DIRECTIONS FOR THIS TASK: Please transcribe the records precisely; pictures stay out of your copy.

───── INPUT MATERIAL ─────

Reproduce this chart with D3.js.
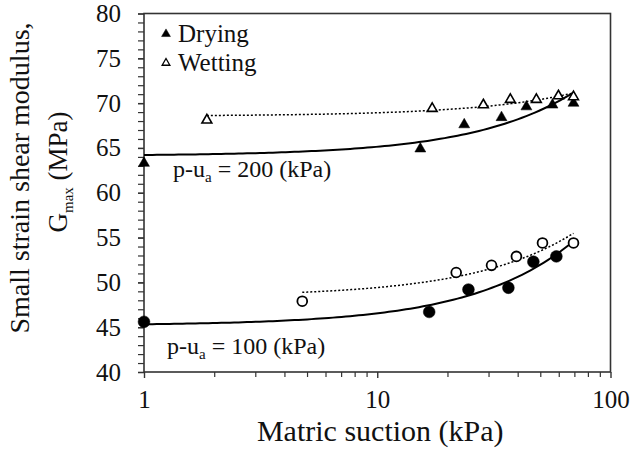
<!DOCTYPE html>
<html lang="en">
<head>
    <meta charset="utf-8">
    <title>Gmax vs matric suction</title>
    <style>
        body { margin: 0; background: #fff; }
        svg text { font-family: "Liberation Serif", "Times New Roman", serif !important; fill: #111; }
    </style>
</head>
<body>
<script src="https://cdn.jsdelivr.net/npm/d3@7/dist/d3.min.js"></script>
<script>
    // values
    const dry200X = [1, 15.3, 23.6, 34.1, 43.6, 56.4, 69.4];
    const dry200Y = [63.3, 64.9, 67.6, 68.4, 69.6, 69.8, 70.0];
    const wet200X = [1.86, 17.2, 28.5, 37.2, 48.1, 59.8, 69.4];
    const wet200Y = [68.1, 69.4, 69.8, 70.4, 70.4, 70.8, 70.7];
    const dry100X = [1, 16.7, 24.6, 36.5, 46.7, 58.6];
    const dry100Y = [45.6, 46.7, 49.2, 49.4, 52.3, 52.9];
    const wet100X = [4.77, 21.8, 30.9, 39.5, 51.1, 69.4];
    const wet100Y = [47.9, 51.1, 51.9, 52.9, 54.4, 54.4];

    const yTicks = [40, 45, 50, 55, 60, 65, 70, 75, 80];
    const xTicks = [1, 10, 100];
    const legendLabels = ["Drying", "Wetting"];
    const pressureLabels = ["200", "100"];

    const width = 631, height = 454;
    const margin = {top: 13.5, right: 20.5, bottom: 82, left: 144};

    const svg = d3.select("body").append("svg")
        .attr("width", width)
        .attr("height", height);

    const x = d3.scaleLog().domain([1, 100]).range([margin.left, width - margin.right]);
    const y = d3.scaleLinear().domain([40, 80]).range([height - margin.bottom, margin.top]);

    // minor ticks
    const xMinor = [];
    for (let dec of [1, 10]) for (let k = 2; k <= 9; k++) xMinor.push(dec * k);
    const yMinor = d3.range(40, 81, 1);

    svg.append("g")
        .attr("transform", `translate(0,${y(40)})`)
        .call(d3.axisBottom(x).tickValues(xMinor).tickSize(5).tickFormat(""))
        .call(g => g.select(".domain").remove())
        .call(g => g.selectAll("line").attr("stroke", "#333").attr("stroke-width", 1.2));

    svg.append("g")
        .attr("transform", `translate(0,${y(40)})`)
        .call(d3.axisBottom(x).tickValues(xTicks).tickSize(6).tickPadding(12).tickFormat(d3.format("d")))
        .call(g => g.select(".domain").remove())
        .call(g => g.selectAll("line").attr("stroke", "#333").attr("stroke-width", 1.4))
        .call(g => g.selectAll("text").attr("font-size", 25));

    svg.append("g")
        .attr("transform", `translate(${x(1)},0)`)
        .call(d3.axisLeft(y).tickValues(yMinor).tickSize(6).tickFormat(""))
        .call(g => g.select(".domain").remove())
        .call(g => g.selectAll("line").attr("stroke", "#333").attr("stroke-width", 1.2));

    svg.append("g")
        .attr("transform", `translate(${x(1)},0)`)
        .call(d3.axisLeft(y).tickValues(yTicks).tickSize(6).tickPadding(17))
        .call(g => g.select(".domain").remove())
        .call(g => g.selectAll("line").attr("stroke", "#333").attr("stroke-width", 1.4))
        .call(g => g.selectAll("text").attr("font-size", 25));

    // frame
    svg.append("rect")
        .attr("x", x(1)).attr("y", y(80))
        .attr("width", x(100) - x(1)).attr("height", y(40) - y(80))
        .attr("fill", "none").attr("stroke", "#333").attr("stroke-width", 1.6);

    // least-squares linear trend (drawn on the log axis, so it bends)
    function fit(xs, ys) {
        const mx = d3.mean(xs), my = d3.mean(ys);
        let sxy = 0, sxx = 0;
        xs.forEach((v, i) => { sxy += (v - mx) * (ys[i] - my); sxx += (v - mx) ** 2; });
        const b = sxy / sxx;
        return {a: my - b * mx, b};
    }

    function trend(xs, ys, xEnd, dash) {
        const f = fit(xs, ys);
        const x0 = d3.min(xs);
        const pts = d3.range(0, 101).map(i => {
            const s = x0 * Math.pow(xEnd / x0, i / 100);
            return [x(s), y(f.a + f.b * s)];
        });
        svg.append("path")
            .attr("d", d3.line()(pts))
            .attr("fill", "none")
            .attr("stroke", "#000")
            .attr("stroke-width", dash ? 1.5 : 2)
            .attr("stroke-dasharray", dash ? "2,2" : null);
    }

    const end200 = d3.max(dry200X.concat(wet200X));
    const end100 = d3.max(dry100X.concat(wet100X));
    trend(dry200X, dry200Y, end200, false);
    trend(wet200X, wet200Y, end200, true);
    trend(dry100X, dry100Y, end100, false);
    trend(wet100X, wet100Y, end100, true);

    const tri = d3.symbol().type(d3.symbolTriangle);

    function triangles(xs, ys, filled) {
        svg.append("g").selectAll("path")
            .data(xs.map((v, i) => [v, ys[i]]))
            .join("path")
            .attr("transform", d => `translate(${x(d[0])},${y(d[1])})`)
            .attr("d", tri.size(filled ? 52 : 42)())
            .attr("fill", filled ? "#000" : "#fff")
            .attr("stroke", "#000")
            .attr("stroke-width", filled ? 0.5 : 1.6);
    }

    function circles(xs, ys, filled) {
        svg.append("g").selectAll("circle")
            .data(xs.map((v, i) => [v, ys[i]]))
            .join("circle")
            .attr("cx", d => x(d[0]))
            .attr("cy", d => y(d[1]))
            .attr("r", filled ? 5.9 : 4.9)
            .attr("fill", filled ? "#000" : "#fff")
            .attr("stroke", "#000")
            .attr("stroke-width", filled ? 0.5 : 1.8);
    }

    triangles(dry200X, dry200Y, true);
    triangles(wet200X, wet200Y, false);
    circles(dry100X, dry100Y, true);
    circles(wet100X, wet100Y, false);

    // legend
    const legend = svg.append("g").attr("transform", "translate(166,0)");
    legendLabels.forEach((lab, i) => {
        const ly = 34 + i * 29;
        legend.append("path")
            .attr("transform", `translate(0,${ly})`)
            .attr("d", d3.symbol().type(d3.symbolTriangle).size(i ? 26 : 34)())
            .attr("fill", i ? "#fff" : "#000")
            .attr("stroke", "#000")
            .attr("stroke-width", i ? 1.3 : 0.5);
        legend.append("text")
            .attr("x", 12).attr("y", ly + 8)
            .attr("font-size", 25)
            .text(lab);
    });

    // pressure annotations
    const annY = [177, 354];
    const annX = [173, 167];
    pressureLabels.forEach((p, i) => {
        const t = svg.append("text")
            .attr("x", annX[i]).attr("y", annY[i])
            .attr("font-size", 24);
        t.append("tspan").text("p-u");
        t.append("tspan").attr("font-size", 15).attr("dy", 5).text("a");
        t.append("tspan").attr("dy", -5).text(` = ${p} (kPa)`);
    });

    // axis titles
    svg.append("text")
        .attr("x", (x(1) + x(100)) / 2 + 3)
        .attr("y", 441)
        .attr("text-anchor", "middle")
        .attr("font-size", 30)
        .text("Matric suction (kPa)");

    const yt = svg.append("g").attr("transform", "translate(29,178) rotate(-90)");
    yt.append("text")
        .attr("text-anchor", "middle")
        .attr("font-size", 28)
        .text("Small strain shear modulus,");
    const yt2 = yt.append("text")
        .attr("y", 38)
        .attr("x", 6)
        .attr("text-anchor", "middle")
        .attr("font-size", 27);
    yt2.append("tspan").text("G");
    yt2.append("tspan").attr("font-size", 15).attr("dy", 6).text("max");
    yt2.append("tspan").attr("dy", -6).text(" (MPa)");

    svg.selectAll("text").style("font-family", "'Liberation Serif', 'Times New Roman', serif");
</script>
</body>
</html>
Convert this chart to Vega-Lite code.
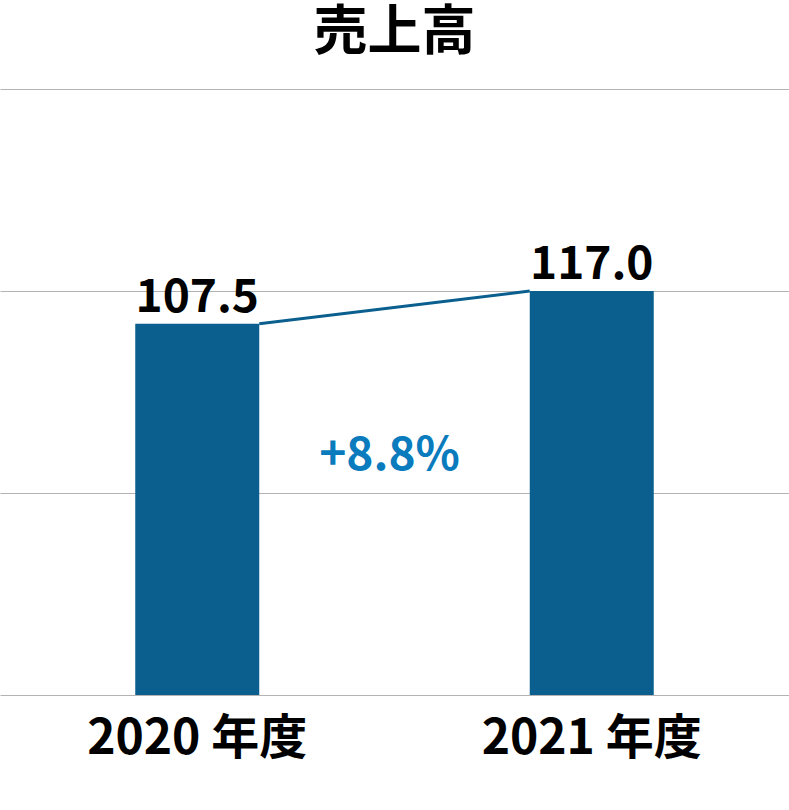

─────

FULL OUTPUT:
Reproduce this chart with D3.js.
<!DOCTYPE html>
<html lang="en">
<head>
    <meta charset="utf-8">
    <title>Gmax vs matric suction</title>
    <style>
        body { margin: 0; background: #fff; }
        svg text { font-family: "Liberation Serif", "Times New Roman", serif !important; fill: #111; }
    </style>
</head>
<body>
<script src="https://cdn.jsdelivr.net/npm/d3@7/dist/d3.min.js"></script>
<script>
    // values
    const dry200X = [1, 15.3, 23.6, 34.1, 43.6, 56.4, 69.4];
    const dry200Y = [63.3, 64.9, 67.6, 68.4, 69.6, 69.8, 70.0];
    const wet200X = [1.86, 17.2, 28.5, 37.2, 48.1, 59.8, 69.4];
    const wet200Y = [68.1, 69.4, 69.8, 70.4, 70.4, 70.8, 70.7];
    const dry100X = [1, 16.7, 24.6, 36.5, 46.7, 58.6];
    const dry100Y = [45.6, 46.7, 49.2, 49.4, 52.3, 52.9];
    const wet100X = [4.77, 21.8, 30.9, 39.5, 51.1, 69.4];
    const wet100Y = [47.9, 51.1, 51.9, 52.9, 54.4, 54.4];

    const yTicks = [40, 45, 50, 55, 60, 65, 70, 75, 80];
    const xTicks = [1, 10, 100];
    const legendLabels = ["Drying", "Wetting"];
    const pressureLabels = ["200", "100"];

    const width = 631, height = 454;
    const margin = {top: 13.5, right: 20.5, bottom: 82, left: 144};

    const svg = d3.select("body").append("svg")
        .attr("width", width)
        .attr("height", height);

    const x = d3.scaleLog().domain([1, 100]).range([margin.left, width - margin.right]);
    const y = d3.scaleLinear().domain([40, 80]).range([height - margin.bottom, margin.top]);

    // minor ticks
    const xMinor = [];
    for (let dec of [1, 10]) for (let k = 2; k <= 9; k++) xMinor.push(dec * k);
    const yMinor = d3.range(40, 81, 1);

    svg.append("g")
        .attr("transform", `translate(0,${y(40)})`)
        .call(d3.axisBottom(x).tickValues(xMinor).tickSize(5).tickFormat(""))
        .call(g => g.select(".domain").remove())
        .call(g => g.selectAll("line").attr("stroke", "#333").attr("stroke-width", 1.2));

    svg.append("g")
        .attr("transform", `translate(0,${y(40)})`)
        .call(d3.axisBottom(x).tickValues(xTicks).tickSize(6).tickPadding(12).tickFormat(d3.format("d")))
        .call(g => g.select(".domain").remove())
        .call(g => g.selectAll("line").attr("stroke", "#333").attr("stroke-width", 1.4))
        .call(g => g.selectAll("text").attr("font-size", 25));

    svg.append("g")
        .attr("transform", `translate(${x(1)},0)`)
        .call(d3.axisLeft(y).tickValues(yMinor).tickSize(6).tickFormat(""))
        .call(g => g.select(".domain").remove())
        .call(g => g.selectAll("line").attr("stroke", "#333").attr("stroke-width", 1.2));

    svg.append("g")
        .attr("transform", `translate(${x(1)},0)`)
        .call(d3.axisLeft(y).tickValues(yTicks).tickSize(6).tickPadding(17))
        .call(g => g.select(".domain").remove())
        .call(g => g.selectAll("line").attr("stroke", "#333").attr("stroke-width", 1.4))
        .call(g => g.selectAll("text").attr("font-size", 25));

    // frame
    svg.append("rect")
        .attr("x", x(1)).attr("y", y(80))
        .attr("width", x(100) - x(1)).attr("height", y(40) - y(80))
        .attr("fill", "none").attr("stroke", "#333").attr("stroke-width", 1.6);

    // least-squares linear trend (drawn on the log axis, so it bends)
    function fit(xs, ys) {
        const mx = d3.mean(xs), my = d3.mean(ys);
        let sxy = 0, sxx = 0;
        xs.forEach((v, i) => { sxy += (v - mx) * (ys[i] - my); sxx += (v - mx) ** 2; });
        const b = sxy / sxx;
        return {a: my - b * mx, b};
    }

    function trend(xs, ys, xEnd, dash) {
        const f = fit(xs, ys);
        const x0 = d3.min(xs);
        const pts = d3.range(0, 101).map(i => {
            const s = x0 * Math.pow(xEnd / x0, i / 100);
            return [x(s), y(f.a + f.b * s)];
        });
        svg.append("path")
            .attr("d", d3.line()(pts))
            .attr("fill", "none")
            .attr("stroke", "#000")
            .attr("stroke-width", dash ? 1.5 : 2)
            .attr("stroke-dasharray", dash ? "2,2" : null);
    }

    const end200 = d3.max(dry200X.concat(wet200X));
    const end100 = d3.max(dry100X.concat(wet100X));
    trend(dry200X, dry200Y, end200, false);
    trend(wet200X, wet200Y, end200, true);
    trend(dry100X, dry100Y, end100, false);
    trend(wet100X, wet100Y, end100, true);

    const tri = d3.symbol().type(d3.symbolTriangle);

    function triangles(xs, ys, filled) {
        svg.append("g").selectAll("path")
            .data(xs.map((v, i) => [v, ys[i]]))
            .join("path")
            .attr("transform", d => `translate(${x(d[0])},${y(d[1])})`)
            .attr("d", tri.size(filled ? 52 : 42)())
            .attr("fill", filled ? "#000" : "#fff")
            .attr("stroke", "#000")
            .attr("stroke-width", filled ? 0.5 : 1.6);
    }

    function circles(xs, ys, filled) {
        svg.append("g").selectAll("circle")
            .data(xs.map((v, i) => [v, ys[i]]))
            .join("circle")
            .attr("cx", d => x(d[0]))
            .attr("cy", d => y(d[1]))
            .attr("r", filled ? 5.9 : 4.9)
            .attr("fill", filled ? "#000" : "#fff")
            .attr("stroke", "#000")
            .attr("stroke-width", filled ? 0.5 : 1.8);
    }

    triangles(dry200X, dry200Y, true);
    triangles(wet200X, wet200Y, false);
    circles(dry100X, dry100Y, true);
    circles(wet100X, wet100Y, false);

    // legend
    const legend = svg.append("g").attr("transform", "translate(166,0)");
    legendLabels.forEach((lab, i) => {
        const ly = 34 + i * 29;
        legend.append("path")
            .attr("transform", `translate(0,${ly})`)
            .attr("d", d3.symbol().type(d3.symbolTriangle).size(i ? 26 : 34)())
            .attr("fill", i ? "#fff" : "#000")
            .attr("stroke", "#000")
            .attr("stroke-width", i ? 1.3 : 0.5);
        legend.append("text")
            .attr("x", 12).attr("y", ly + 8)
            .attr("font-size", 25)
            .text(lab);
    });

    // pressure annotations
    const annY = [177, 354];
    const annX = [173, 167];
    pressureLabels.forEach((p, i) => {
        const t = svg.append("text")
            .attr("x", annX[i]).attr("y", annY[i])
            .attr("font-size", 24);
        t.append("tspan").text("p-u");
        t.append("tspan").attr("font-size", 15).attr("dy", 5).text("a");
        t.append("tspan").attr("dy", -5).text(` = ${p} (kPa)`);
    });

    // axis titles
    svg.append("text")
        .attr("x", (x(1) + x(100)) / 2 + 3)
        .attr("y", 441)
        .attr("text-anchor", "middle")
        .attr("font-size", 30)
        .text("Matric suction (kPa)");

    const yt = svg.append("g").attr("transform", "translate(29,178) rotate(-90)");
    yt.append("text")
        .attr("text-anchor", "middle")
        .attr("font-size", 28)
        .text("Small strain shear modulus,");
    const yt2 = yt.append("text")
        .attr("y", 38)
        .attr("x", 6)
        .attr("text-anchor", "middle")
        .attr("font-size", 27);
    yt2.append("tspan").text("G");
    yt2.append("tspan").attr("font-size", 15).attr("dy", 6).text("max");
    yt2.append("tspan").attr("dy", -6).text(" (MPa)");

    svg.selectAll("text").style("font-family", "'Liberation Serif', 'Times New Roman', serif");
</script>
</body>
</html>
Convert this chart to Vega-Lite code.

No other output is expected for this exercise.